Process in economics

Asymmetric price transmission (sometimes abbreviated as APT and informally called "rockets and feathers", also known as asymmetric cost pass-through) refers to a pricing phenomenon occurring when downstream prices react in a different manner to upstream price changes.
The simplest example is when prices of finished products increase promptly whenever prices of inputs increase, but take time to decrease after input price decreases.

== Introduction ==

Price transmission is defined as the process by which price changes at one level of a supply chain are passed through to another level. Most commonly, it describes how quickly and to what extent changes in upstream prices (such as raw materials, production inputs, or wholesale prices) affect downstream prices (such as the final retail prices paid by consumers).

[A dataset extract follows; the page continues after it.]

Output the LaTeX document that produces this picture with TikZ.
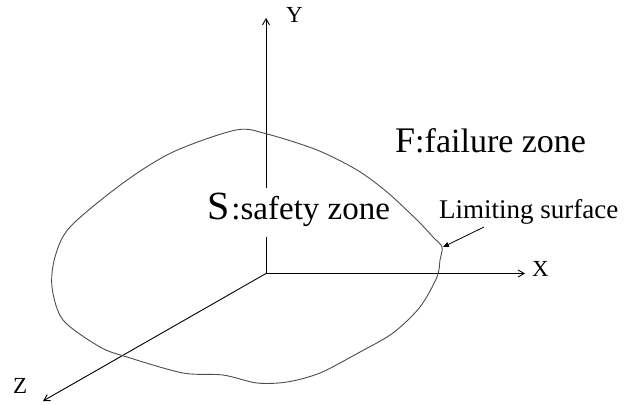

Upstream and downstream prices are fundamentally related. In the absence of external shocks, an economic equilibrium relationship between the two should exist. External shocks to the system (i.e., sudden changes to downstream or upstream prices) should trigger short- and long-run adjustments toward this equilibrium, as rational economic agents price their goods to maximize their constant utility function.
Conversely, in the long run, the prices of goods should reflect their underlying scarcity.

The concept is known colloquially as "rocket and feather pricing" or "rockets and feathers", an analogy which describes the price rising rapidly like a rocket, but falling slowly like a feather.

== Examples ==
=== Commodities ===
Assume that the commodities analysed are crude oil (global upstream) and petroleum (local downstream).
The market for petroleum is "small" compared to the market for crude oil in terms of quantities sold / bought, so that downstream prices cannot drive upstream prices. Further assume that, in the short run, only crude oil prices drive petroleum prices (i.e., prices of other inputs are assumed to be constant), and that no substitutes to petroleum are available in the short run.

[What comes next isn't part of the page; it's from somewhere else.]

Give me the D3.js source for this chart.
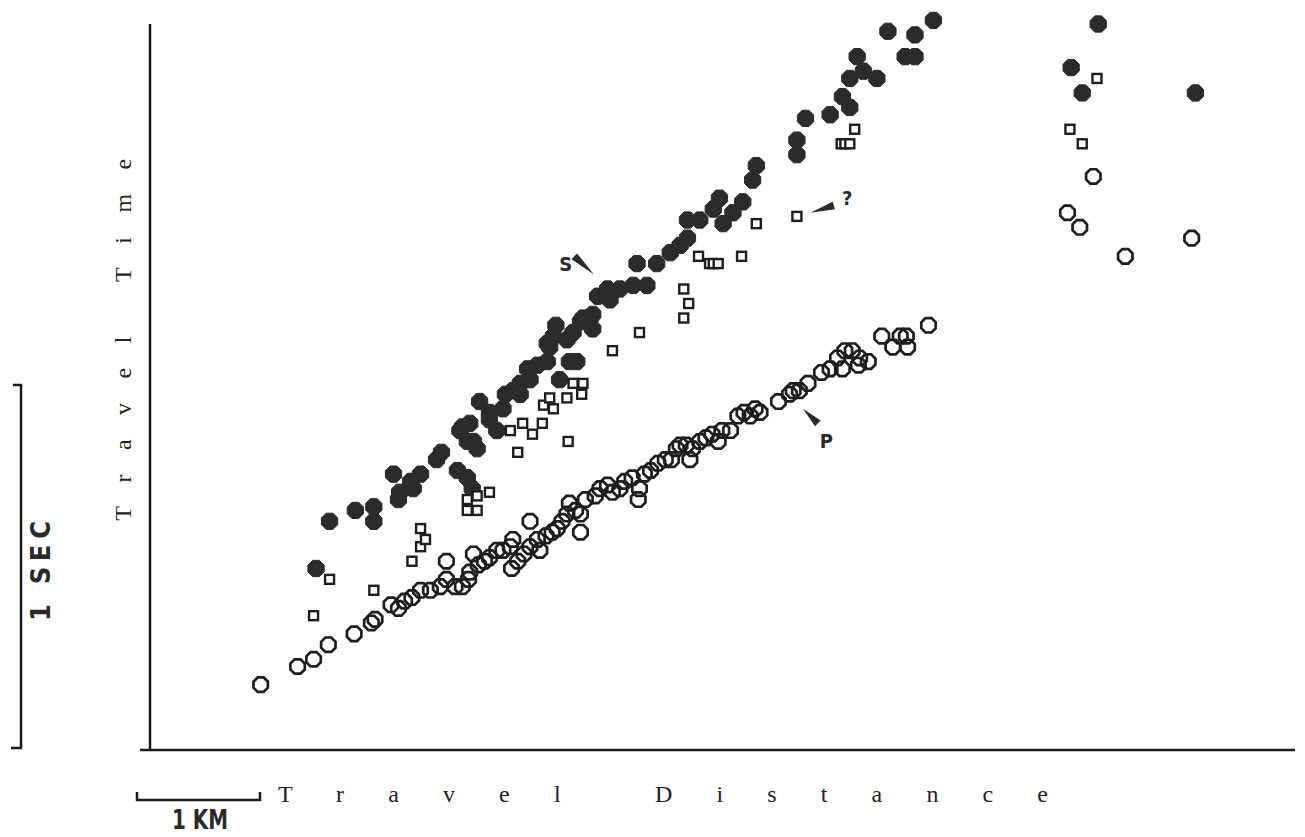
<!DOCTYPE html>
<meta charset="utf-8">
<script src="https://d3js.org/d3.v7.min.js"></script>
<style>
body { margin: 0; background: #fff; }
.axis-line { stroke: #1a1a1a; stroke-width: 2.5px; fill: none; }
.bar { stroke: #1a1a1a; stroke-width: 2.5px; fill: none; }
.ptick { fill: none; stroke: #1e1e1e; stroke-width: 2.7px; }
.stick { fill: #2b2b2b; stroke: #2b2b2b; stroke-width: 1px; }
.qtick { fill: #fff; stroke: #1e1e1e; stroke-width: 2.4px; }
.axis-title { font-family: "Liberation Serif", "DejaVu Serif", serif; font-size: 24px; fill: #222; }
.tag { font-family: "DejaVu Sans Condensed", "DejaVu Sans", sans-serif; font-weight: bold; fill: #2a2a2a; }
</style>
<div id="chart"></div>
<script>
// travel distance (km), travel time (s)
var pWave = [
  [0.90,0.18],[1.20,0.23],[1.33,0.25],[1.45,0.29],[1.66,0.32],[1.80,0.35],[1.83,0.36],[1.96,0.40],
  [2.02,0.39],[2.07,0.41],[2.13,0.42],[2.20,0.44],[2.28,0.44],[2.36,0.45],[2.41,0.47],[2.48,0.45],
  [2.54,0.45],[2.59,0.47],[2.60,0.49],[2.67,0.51],[2.72,0.52],[2.76,0.53],[2.82,0.55],[2.87,0.55],
  [2.93,0.56],[2.94,0.50],[2.99,0.52],[3.04,0.54],[3.09,0.56],[3.15,0.58],[3.17,0.55],[3.22,0.59],
  [3.27,0.60],[3.31,0.61],[3.35,0.63],[3.39,0.65],[3.41,0.68],[3.46,0.66],[3.50,0.65],[3.54,0.69],
  [3.62,0.70],[3.66,0.72],[3.72,0.73],[3.76,0.71],[3.82,0.72],[3.86,0.74],[3.92,0.75],[3.97,0.69],
  [3.98,0.72],[4.02,0.76],[4.07,0.77],[4.13,0.79],[4.19,0.80],[4.24,0.80],[4.28,0.83],[4.31,0.84],
  [4.36,0.84],[4.39,0.80],[4.41,0.83],[4.47,0.85],[4.52,0.86],[4.57,0.87],[4.62,0.85],[4.65,0.88],
  [4.72,0.88],[4.78,0.92],[4.83,0.93],[4.88,0.92],[4.92,0.94],[4.96,0.93],[5.11,0.96],[5.20,0.98],
  [5.23,0.99],[5.28,0.99],[5.35,1.01],[5.46,1.04],[5.53,1.05],[5.59,1.08],[5.63,1.05],[5.65,1.10],
  [5.71,1.10],[5.76,1.06],[5.77,1.08],[5.84,1.07],[5.95,1.14],[6.04,1.11],[6.10,1.14],[6.15,1.14],
  [6.16,1.11],[6.33,1.17],[2.41,0.52],[3.50,0.60],[2.63,0.54],[2.95,0.58],[3.09,0.63],
  [7.46,1.48],[7.56,1.44],[7.67,1.58],[7.93,1.36],[8.47,1.41]
];
var sWave = [
  [1.35,0.50],[1.46,0.63],[1.67,0.66],[1.82,0.67],[1.82,0.63],[2.02,0.69],[1.98,0.76],[2.03,0.71],
  [2.14,0.72],[2.20,0.76],[2.12,0.74],[2.33,0.80],[2.37,0.82],[2.50,0.77],[2.58,0.75],[2.62,0.72],
  [2.63,0.85],[2.60,0.90],[2.68,0.96],[2.76,0.93],[2.87,0.94],[2.95,0.99],[3.01,1.01],[3.09,1.02],
  [3.15,1.06],[3.23,1.07],[3.25,1.11],[3.33,1.02],[3.39,1.13],[3.44,1.15],[3.47,1.07],[3.50,1.18],
  [3.58,1.19],[3.60,1.16],[3.72,1.27],[3.74,1.24],[3.82,1.27],[3.93,1.28],[3.96,1.34],[4.04,1.28],
  [4.12,1.34],[4.23,1.37],[4.31,1.39],[4.37,1.41],[4.37,1.46],[4.47,1.46],[4.58,1.49],[4.63,1.52],
  [4.66,1.45],[4.74,1.48],[4.82,1.51],[4.90,1.57],[4.93,1.61],[5.26,1.68],[5.26,1.64],[5.33,1.74],
  [5.53,1.75],[5.63,1.80],[5.69,1.77],[5.69,1.85],[5.80,1.87],[5.91,1.85],[5.75,1.91],[6.00,1.98],
  [6.22,1.97],[6.14,1.91],[6.22,1.91],[6.37,2.01],[2.52,0.88],[2.89,0.98],[3.30,1.17],[3.64,1.25],
  [2.54,0.89],[2.58,0.85],[2.66,0.83],[2.76,0.91],[2.82,0.88],[3.01,0.98],[3.07,1.05],[3.23,1.12],
  [3.28,1.14],[3.41,1.07],[3.52,1.19],[3.60,1.20],
  [7.71,2.00],[7.49,1.88],[7.58,1.81],[8.50,1.81]
];
var otherPhase = [
  [1.33,0.37],[1.46,0.47],[1.82,0.44],[2.13,0.52],[2.20,0.56],[2.24,0.58],[2.20,0.61],[2.58,0.66],
  [2.66,0.66],[2.58,0.69],[2.66,0.70],[2.76,0.71],[2.99,0.82],[2.93,0.88],[3.03,0.90],[3.11,0.87],
  [3.19,0.90],[3.20,0.95],[3.25,0.97],[3.28,0.94],[3.39,0.97],[3.44,1.01],[3.52,1.01],[3.51,0.98],
  [3.40,0.85],[3.76,1.10],[3.98,1.15],[4.34,1.27],[4.38,1.23],[4.34,1.19],[4.46,1.36],
  [4.55,1.34],[4.58,1.34],[4.62,1.34],[4.81,1.36],[4.93,1.45],[5.26,1.47],[5.73,1.71],
  [5.62,1.67],[5.65,1.67],[5.69,1.67],[7.70,1.85],[7.48,1.71],[7.58,1.67]
];
// phase labels: text, label position, arrow tip, arrow base
var tagText = ["S", "P", "?"];
var tagAt = [[3.38,1.34],[5.50,0.85],[5.67,1.52]];
var tagTip = [[3.61,1.31],[5.31,0.94],[5.37,1.48]];
var tagBase = [[3.45,1.36],[5.43,0.90],[5.56,1.50]];

var width = 1305, height = 837;
var svg = d3.select("#chart").append("svg").attr("width", width).attr("height", height);

var x = d3.scaleLinear().domain([0, 9.31]).range([150, 1295]);
var y = d3.scaleLinear().domain([0, 2]).range([750, 24]);

// axes: plain lines, no ticks
svg.append("line").attr("class", "axis-line").attr("x1", x(0)).attr("x2", x(0)).attr("y1", y(2)).attr("y2", y(0) + 1);
svg.append("line").attr("class", "axis-line").attr("x1", x(0) - 10).attr("x2", x(9.31)).attr("y1", y(0)).attr("y2", y(0));

svg.append("text").attr("class", "axis-title")
  .attr("transform", "translate(131," + y(1.13) + ") rotate(-90)")
  .attr("text-anchor", "middle").attr("textLength", 362).attr("lengthAdjust", "spacing")
  .text("Travel Time");
svg.append("text").attr("class", "axis-title")
  .attr("x", 663).attr("y", 802)
  .attr("text-anchor", "middle").attr("textLength", 770).attr("lengthAdjust", "spacing")
  .text("Travel Distance");

// scale bars
var kmX = 137, kmY = 800;
svg.append("path").attr("class", "bar")
  .attr("d", "M" + kmX + "," + (kmY - 8) + "V" + kmY + "H" + (kmX + x(1) - x(0)) + "V" + (kmY - 8));
svg.append("text").attr("class", "tag").attr("x", kmX + 63).attr("y", 829)
  .attr("text-anchor", "middle").style("font-size", "26px")
  .attr("textLength", 56).attr("lengthAdjust", "spacingAndGlyphs").text("1 KM");

var secX = 21, secY = 748;
svg.append("path").attr("class", "bar")
  .attr("d", "M" + (secX - 10) + "," + secY + "H" + secX + "V" + (secY - (y(0) - y(1))) + "H" + (secX - 8));
svg.append("text").attr("class", "tag")
  .attr("transform", "translate(50,571) rotate(-90)")
  .attr("text-anchor", "middle").style("font-size", "27px")
  .attr("textLength", 100).attr("lengthAdjust", "spacing").text("1 SEC");

function octagon(r) {
  var pts = d3.range(8).map(function(i) {
    var a = Math.PI / 8 + i * Math.PI / 4;
    return [r * Math.cos(a), r * Math.sin(a)];
  });
  return "M" + pts.join("L") + "Z";
}

svg.append("g").selectAll("path").data(sWave).enter().append("path")
  .attr("class", "stick")
  .attr("d", octagon(8.8))
  .attr("transform", function(d) { return "translate(" + x(d[0]) + "," + y(d[1]) + ")"; });

svg.append("g").selectAll("path").data(pWave).enter().append("path")
  .attr("class", "ptick")
  .attr("d", octagon(7.8))
  .attr("transform", function(d) { return "translate(" + x(d[0]) + "," + y(d[1]) + ")"; });

svg.append("g").selectAll("rect").data(otherPhase).enter().append("rect")
  .attr("class", "qtick")
  .attr("x", function(d) { return x(d[0]) - 4.5; })
  .attr("y", function(d) { return y(d[1]) - 4.5; })
  .attr("width", 9).attr("height", 9);

// phase tags with wedge arrows
var tags = svg.append("g");
tagText.forEach(function(t, i) {
  var tx = x(tagTip[i][0]), ty = y(tagTip[i][1]);
  var bx = x(tagBase[i][0]), by = y(tagBase[i][1]);
  var dx = bx - tx, dy = by - ty, len = Math.sqrt(dx * dx + dy * dy);
  var nx = -dy / len * 4, ny = dx / len * 4;
  tags.append("path").attr("fill", "#2a2a2a")
    .attr("d", "M" + tx + "," + ty + "L" + (bx + nx) + "," + (by + ny) + "L" + (bx - nx) + "," + (by - ny) + "Z");
  tags.append("text").attr("class", "tag")
    .attr("x", x(tagAt[i][0])).attr("y", y(tagAt[i][1]) + 7)
    .attr("text-anchor", "middle").style("font-size", "20px").text(t);
});
</script>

Given the above, we might expect that (1) increases and decreases in crude oil prices trigger appropriate changes downstream, and (2) resulting changes are symmetric in terms of absolute size / timing.
Such behaviour, predicted by all canonical industry / market pricing models (perfect competition, monopoly) is called symmetric price transmission.

In contrast to symmetric price transmission, asymmetric price transmission is said to exist when the adjustment of prices is not homogeneous with respect to characteristics external or internal to the system. As an example of asymmetric price transmission consider a situation in which increases in crude oil prices lead to immediate increases in petroleum prices, but decreases in crude oil prices take time to be passed down to petroleum prices. This asymmetry is referred to as time asymmetry, or a combination of time and size asymmetry, that is, a situation when increases in crude oil prices lead to more significant changes (in absolute values) in petroleum prices than decreases.

=== Fiscal policy ===
Asymmetric price transmission also occurs in the context of fiscal policy changes. For example, when taxes are cut, businesses tend to retain the savings to improve their profit margins, but if the tax is raised back to its original level years later, prices surged significantly higher than they were before the cut.

==Consequences==
The issue of asymmetric price transmission has received a considerable amount of attention in economic literature for two reasons.

Firstly, its presence is not in line with predictions of the canonical economic theory (e.g. perfect competition and monopoly), which expect that under some regularity assumptions (such as non-kinked, convex/concave demand function) downstream responses to upstream changes should be symmetric in terms of absolute size and timing.

Secondly, because of the size of the some markets in which asymmetric price transmission takes place (such as petroleum markets), global dependence on some products (again oil) and the share of income spent by average household on some products (again petroleum products), asymmetric price transmission is important from the welfare point of view. One must remember that APT implies a welfare redistribution from agents downstream to agents upstream (presumably consumers to large energy companies); it has serious political and social consequences.